- RECORDS FOR THE EXERCISE:
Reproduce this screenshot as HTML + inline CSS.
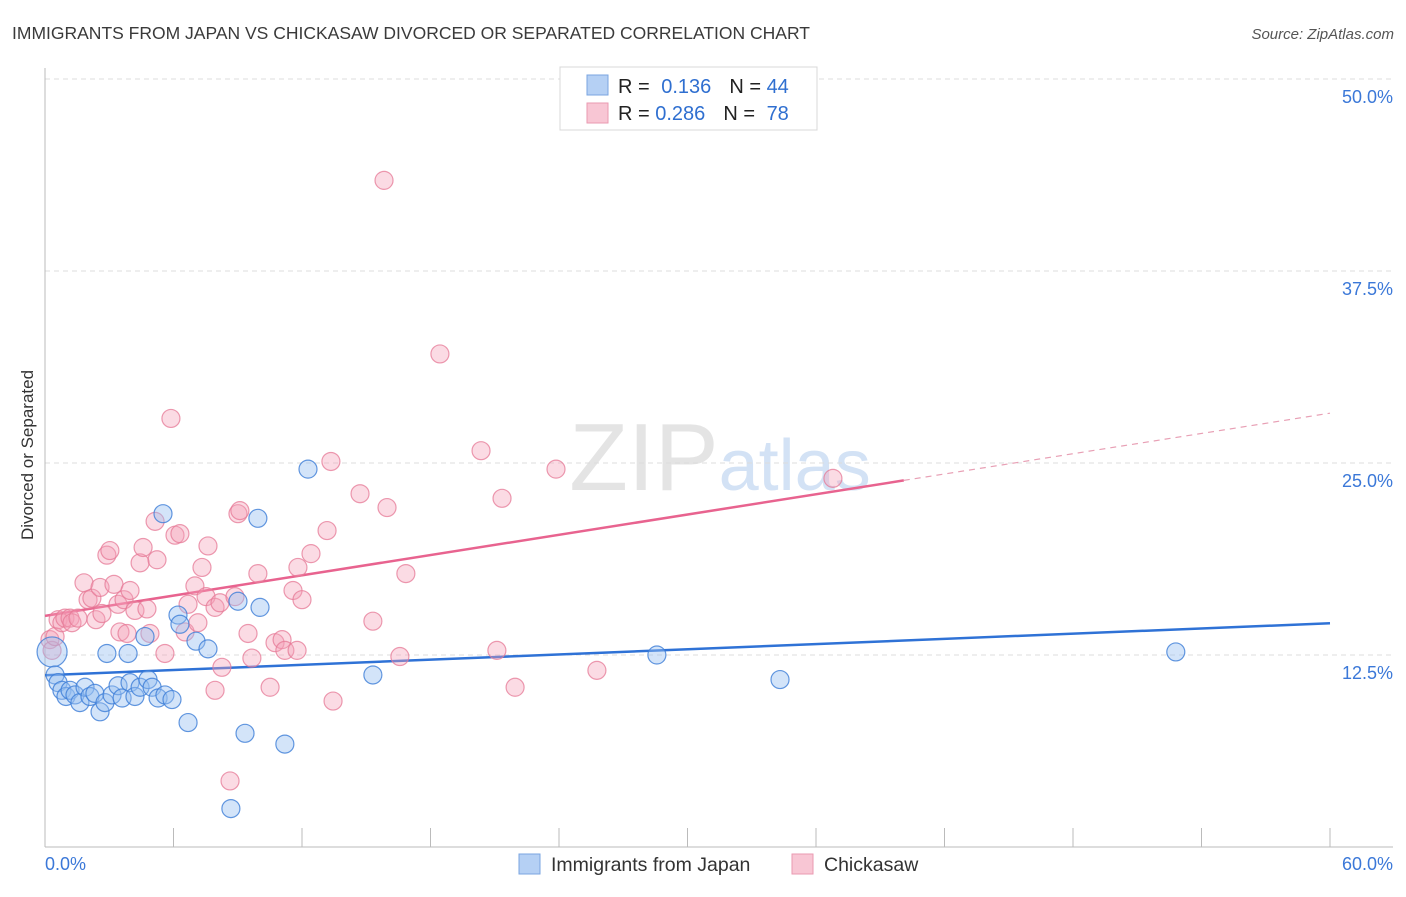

==

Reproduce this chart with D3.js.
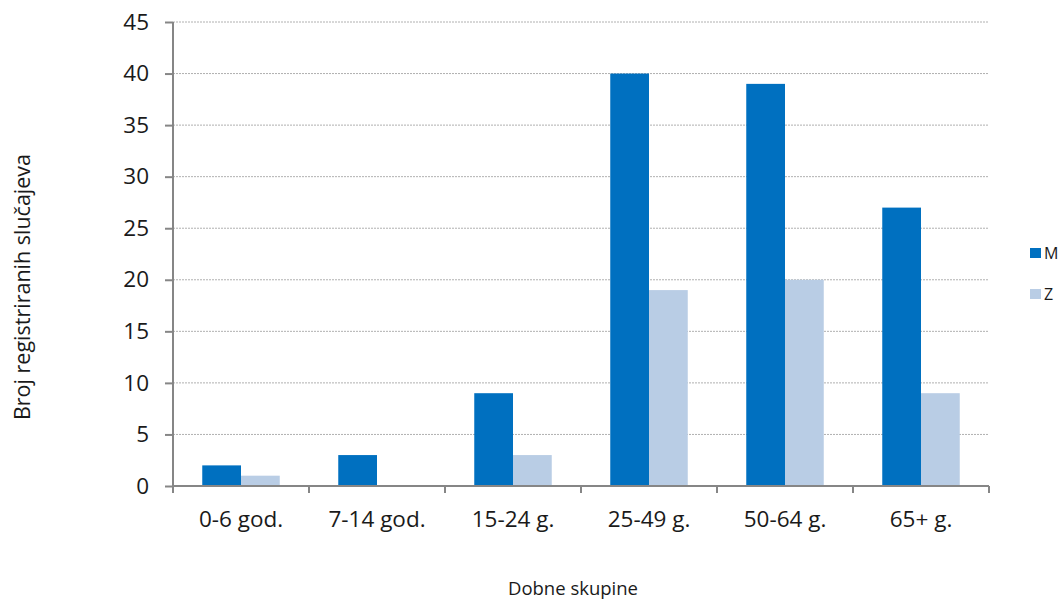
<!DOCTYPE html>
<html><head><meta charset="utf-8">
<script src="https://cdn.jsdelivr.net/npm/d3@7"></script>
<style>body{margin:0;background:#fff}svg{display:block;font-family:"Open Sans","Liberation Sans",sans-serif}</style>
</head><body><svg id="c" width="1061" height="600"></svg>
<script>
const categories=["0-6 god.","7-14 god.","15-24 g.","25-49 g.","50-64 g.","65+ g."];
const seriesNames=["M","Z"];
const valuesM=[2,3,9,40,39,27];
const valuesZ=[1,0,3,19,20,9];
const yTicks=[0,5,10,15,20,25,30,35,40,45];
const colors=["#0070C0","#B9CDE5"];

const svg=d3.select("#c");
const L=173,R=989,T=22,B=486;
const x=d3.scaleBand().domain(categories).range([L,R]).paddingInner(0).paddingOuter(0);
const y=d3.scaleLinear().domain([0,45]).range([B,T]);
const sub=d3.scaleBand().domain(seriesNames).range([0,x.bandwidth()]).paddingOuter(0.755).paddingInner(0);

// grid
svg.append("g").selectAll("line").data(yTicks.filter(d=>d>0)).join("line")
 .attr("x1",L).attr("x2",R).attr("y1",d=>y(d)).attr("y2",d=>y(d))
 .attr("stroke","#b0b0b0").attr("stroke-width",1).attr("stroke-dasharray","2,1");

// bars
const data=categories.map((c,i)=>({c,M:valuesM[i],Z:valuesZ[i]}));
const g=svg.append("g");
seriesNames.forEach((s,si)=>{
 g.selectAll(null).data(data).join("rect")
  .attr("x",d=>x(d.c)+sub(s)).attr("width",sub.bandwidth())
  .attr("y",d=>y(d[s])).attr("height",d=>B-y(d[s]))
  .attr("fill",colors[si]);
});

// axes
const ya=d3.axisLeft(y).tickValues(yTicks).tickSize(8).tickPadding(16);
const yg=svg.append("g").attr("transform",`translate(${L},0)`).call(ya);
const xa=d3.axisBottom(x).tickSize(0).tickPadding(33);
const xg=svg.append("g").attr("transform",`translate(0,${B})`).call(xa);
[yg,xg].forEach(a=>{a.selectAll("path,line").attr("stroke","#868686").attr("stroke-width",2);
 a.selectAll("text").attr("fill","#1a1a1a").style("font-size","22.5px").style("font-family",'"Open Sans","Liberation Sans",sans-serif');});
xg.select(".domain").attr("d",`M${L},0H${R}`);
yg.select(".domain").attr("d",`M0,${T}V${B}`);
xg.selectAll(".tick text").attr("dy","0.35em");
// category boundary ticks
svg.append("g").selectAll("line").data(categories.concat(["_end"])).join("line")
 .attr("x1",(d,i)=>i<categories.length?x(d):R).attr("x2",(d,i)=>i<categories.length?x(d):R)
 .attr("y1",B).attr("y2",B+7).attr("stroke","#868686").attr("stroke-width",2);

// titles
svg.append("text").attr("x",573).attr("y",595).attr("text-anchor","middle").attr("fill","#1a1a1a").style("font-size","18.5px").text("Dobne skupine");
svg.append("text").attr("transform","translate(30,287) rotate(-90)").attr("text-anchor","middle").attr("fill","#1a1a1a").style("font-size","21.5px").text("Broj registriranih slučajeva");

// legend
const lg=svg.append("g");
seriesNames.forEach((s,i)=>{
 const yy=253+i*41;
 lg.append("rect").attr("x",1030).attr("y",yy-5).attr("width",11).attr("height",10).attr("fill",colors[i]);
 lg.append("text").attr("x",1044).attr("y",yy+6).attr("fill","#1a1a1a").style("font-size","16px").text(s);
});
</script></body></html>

...

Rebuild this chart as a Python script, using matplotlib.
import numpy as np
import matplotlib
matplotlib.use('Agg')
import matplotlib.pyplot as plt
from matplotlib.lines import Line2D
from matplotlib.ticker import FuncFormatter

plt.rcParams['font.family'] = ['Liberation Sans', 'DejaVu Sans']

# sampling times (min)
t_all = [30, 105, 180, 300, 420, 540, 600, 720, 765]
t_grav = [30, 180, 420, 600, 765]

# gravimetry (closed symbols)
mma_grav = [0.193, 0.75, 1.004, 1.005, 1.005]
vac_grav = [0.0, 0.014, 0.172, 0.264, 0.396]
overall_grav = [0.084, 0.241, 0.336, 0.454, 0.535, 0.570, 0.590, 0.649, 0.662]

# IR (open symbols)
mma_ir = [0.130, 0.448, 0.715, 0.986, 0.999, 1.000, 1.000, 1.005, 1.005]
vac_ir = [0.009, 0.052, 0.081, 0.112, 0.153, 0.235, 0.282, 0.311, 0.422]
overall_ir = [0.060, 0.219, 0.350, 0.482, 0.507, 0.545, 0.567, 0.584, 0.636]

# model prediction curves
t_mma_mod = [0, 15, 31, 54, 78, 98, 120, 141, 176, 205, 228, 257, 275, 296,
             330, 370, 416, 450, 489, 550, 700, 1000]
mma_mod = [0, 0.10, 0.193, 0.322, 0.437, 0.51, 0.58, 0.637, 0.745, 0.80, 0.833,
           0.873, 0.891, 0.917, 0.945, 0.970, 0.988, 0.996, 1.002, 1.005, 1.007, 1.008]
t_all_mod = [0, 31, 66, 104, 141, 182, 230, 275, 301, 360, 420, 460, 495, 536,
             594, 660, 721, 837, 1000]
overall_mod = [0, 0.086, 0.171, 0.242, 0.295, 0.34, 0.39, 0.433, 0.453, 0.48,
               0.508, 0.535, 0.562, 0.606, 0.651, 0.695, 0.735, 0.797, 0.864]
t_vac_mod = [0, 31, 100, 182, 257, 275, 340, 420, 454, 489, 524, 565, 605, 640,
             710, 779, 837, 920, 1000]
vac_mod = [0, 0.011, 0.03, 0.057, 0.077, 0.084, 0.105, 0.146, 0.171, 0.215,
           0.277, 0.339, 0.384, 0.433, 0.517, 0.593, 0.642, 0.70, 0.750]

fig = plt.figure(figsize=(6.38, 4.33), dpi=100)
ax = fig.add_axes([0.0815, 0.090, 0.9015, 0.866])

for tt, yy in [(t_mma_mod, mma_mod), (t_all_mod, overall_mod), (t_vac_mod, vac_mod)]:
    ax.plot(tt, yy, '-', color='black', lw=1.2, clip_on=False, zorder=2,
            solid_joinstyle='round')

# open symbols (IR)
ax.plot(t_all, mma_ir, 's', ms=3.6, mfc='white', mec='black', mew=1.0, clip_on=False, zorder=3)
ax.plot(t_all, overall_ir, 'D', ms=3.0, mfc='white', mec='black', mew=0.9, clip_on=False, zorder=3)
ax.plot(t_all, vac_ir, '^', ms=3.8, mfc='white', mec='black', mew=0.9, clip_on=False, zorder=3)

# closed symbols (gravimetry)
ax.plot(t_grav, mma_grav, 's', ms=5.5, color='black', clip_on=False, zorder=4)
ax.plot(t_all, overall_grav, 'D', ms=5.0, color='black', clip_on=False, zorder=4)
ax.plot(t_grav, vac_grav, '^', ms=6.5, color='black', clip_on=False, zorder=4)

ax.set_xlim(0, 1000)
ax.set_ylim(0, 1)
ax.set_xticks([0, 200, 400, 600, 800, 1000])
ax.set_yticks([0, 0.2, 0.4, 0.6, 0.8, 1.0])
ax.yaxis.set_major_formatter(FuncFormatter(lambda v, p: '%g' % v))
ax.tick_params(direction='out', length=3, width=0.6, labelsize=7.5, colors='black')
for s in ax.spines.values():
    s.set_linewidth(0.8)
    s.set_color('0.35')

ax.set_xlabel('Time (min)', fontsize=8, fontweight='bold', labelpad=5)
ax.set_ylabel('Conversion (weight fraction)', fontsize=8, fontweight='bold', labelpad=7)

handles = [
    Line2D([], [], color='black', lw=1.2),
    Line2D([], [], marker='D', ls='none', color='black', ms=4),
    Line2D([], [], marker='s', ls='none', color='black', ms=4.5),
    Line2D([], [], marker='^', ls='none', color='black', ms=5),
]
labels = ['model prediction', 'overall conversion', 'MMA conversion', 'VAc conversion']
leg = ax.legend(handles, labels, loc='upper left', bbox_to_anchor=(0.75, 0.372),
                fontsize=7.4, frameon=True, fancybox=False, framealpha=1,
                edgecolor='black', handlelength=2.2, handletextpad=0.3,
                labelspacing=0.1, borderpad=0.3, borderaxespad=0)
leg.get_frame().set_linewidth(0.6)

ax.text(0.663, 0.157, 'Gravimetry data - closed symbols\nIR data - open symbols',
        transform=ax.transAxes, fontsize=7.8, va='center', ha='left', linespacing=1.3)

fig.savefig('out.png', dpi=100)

- TASK DIRECTIONS: Transcribe the lines above from the one with "Rebuild this chart" through the one with "0.590, 0.649, 0.662]". Include both ends and leave out every other line.

- EXERCISE ANSWER:
Rebuild this chart as a Python script, using matplotlib.
import numpy as np
import matplotlib
matplotlib.use('Agg')
import matplotlib.pyplot as plt
from matplotlib.lines import Line2D
from matplotlib.ticker import FuncFormatter

plt.rcParams['font.family'] = ['Liberation Sans', 'DejaVu Sans']

# sampling times (min)
t_all = [30, 105, 180, 300, 420, 540, 600, 720, 765]
t_grav = [30, 180, 420, 600, 765]

# gravimetry (closed symbols)
mma_grav = [0.193, 0.75, 1.004, 1.005, 1.005]
vac_grav = [0.0, 0.014, 0.172, 0.264, 0.396]
overall_grav = [0.084, 0.241, 0.336, 0.454, 0.535, 0.570, 0.590, 0.649, 0.662]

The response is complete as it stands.